Ed Whelan offers some smart advice to Republicans on the Senate Judiciary Committee on the selection of Justice Souter’s replacement. The larger point to keep in mind is that legal conservatives need to identify what they reasonably can and want to accomplish. I think it entirely unlikely, in fact impossible, that they will defeat a nominee unless the president makes an egregious error in selecting someone unqualified or ethically challenged. He won’t — he’s smarter than that. So what should they do?
I think this is another opportunity, as all Supreme Court nominations are, for public discussion and education about the role of judges and competing judicial philosophies. Conservatives would be wise to not aim for “gotcha” moments or devise some pie-in-the-sky approach to thwarting the nomination. Instead they should in effect say to the American people: “This is what they stand for; this is what we do.” The “they” are proponents of judicial activism, of judging by the pull on a heartstring, and of disdain for textual interpretation. The “we” are those who follow the example of Chief Justice Roberts’ judicial humility, aim to “get it right,” and recoil at the notion that judges get to impose their subjective views of “fairness” on the rest of us. It is extremely important for voters to understand what all that entails and where it leads.

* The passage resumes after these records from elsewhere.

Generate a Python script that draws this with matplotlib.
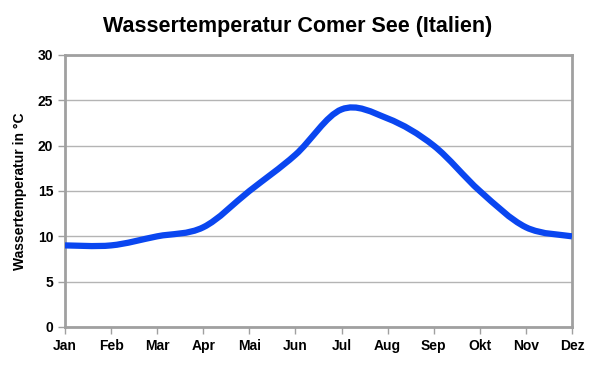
import numpy as np
import matplotlib
matplotlib.use('Agg')
import matplotlib.pyplot as plt
from matplotlib.path import Path
from matplotlib.patches import PathPatch

# Daten
monate = ['Jan', 'Feb', 'Mar', 'Apr', 'Mai', 'Jun', 'Jul', 'Aug', 'Sep', 'Okt', 'Nov', 'Dez']
temperatur = [9, 9, 10, 11, 15, 19, 24, 23, 20, 15, 11, 10]

plt.rcParams['font.family'] = ['Liberation Sans', 'DejaVu Sans']
plt.rcParams['font.weight'] = 'bold'

fig = plt.figure(figsize=(5.96, 3.75), dpi=100)
ax = fig.add_axes([65/596, 48/375, 507/596, 272/375])

x = np.arange(len(monate), dtype=float)
y = np.array(temperatur, dtype=float)

# geglaettete Linie als Bezier-Pfad (Catmull-Rom)
verts = [(x[0], y[0])]
codes = [Path.MOVETO]
t = 0.5
for i in range(len(x) - 1):
    x0, y0 = (x[i-1], y[i-1]) if i > 0 else (x[i], y[i])
    x3, y3 = (x[i+2], y[i+2]) if i + 2 < len(x) else (x[i+1], y[i+1])
    c1 = (x[i] + (x[i+1] - x0) * t / 3, y[i] + (y[i+1] - y0) * t / 3)
    c2 = (x[i+1] - (x3 - x[i]) * t / 3, y[i+1] - (y3 - y[i]) * t / 3)
    verts += [c1, c2, (x[i+1], y[i+1])]
    codes += [Path.CURVE4] * 3
ax.add_patch(PathPatch(Path(verts, codes), fill=False, edgecolor='#0a46f0',
                       lw=4.5, capstyle='butt', zorder=3))

ax.set_xlim(0, 11)
ax.set_ylim(0, 30)
ax.set_xticks(x)
ax.set_xticklabels(monate)
ax.set_yticks(np.arange(0, 31, 5))
ax.grid(axis='y', color='#b4b4b4', lw=1)
ax.set_axisbelow(True)
for s in ax.spines.values():
    s.set_color('#a0a0a0')
    s.set_linewidth(2)
ax.tick_params(colors='#a0a0a0', labelcolor='black', length=5, width=1, labelsize=10)
ax.set_ylabel('Wassertemperatur in °C', fontsize=10, fontweight='bold', labelpad=8)
fig.suptitle('Wassertemperatur Comer See (Italien)', fontsize=15.5, fontweight='bold', y=0.957)

plt.savefig('out.png', dpi=100)
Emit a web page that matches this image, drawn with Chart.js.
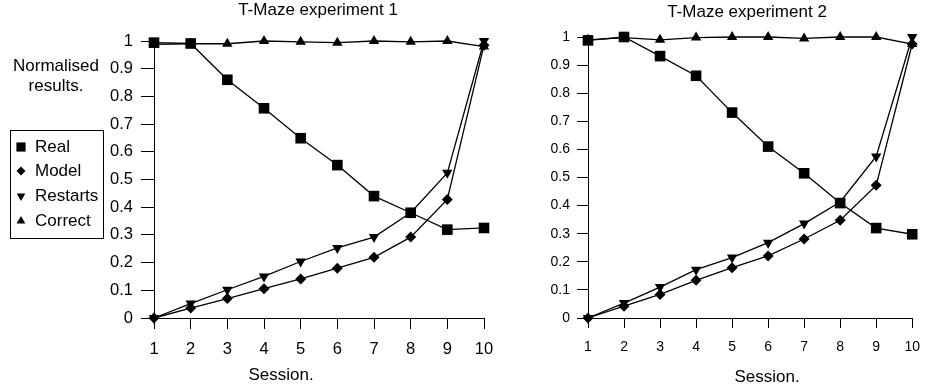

As to what this entails, it means that judges fancy themselves as do-gooders, out to enact personal notions of fairness without regard to the will of the people as expressed by legislative or Constitutional statutes. How does such a judge come to conclusions once freed from the obligation to interpret text? Why do they think they hold special insight into our nation’s problems? Why isn’t the judge’s sole task to delve into the meaning of the text before the court? And so on. Let the nominee explain. Voters may be shocked to hear that the judge is going to lean back in her chair, consult her conscience and follow her personal values wherever they may lead. (And if that’s the case perhaps the nominee should share those values at length with us so we know what we’re getting.)
And voters should hear where this leads. I suspect that the nominee will follow the “Ginsburg rule” — “no hints, no forecasts and no predictions.” But the nominee may have written opinions, writings, and speeches — or views on past cases which suggest what the nominee’s judicial philosophy portends. (Well, unless Obama is silly enough to select a blank slate like Justice Souter.) And we can, judging from the other similarly-inclined justices, see what we get from relying on value-laden judging — on everything from gay rights to gun control to race relations. The value-laden judges have a set of policy objectives and the public should hear what they are.
None of this will change the result of the confirmation proceeding. But it isn’t supposed to. It is supposed to educate the public about just how extreme and unwieldy is the entire philosophy of judicial activism and how little respect its proponents have for democracy. And if it is done effectively, voters may reconsider whether that’s part of the “change” they wanted.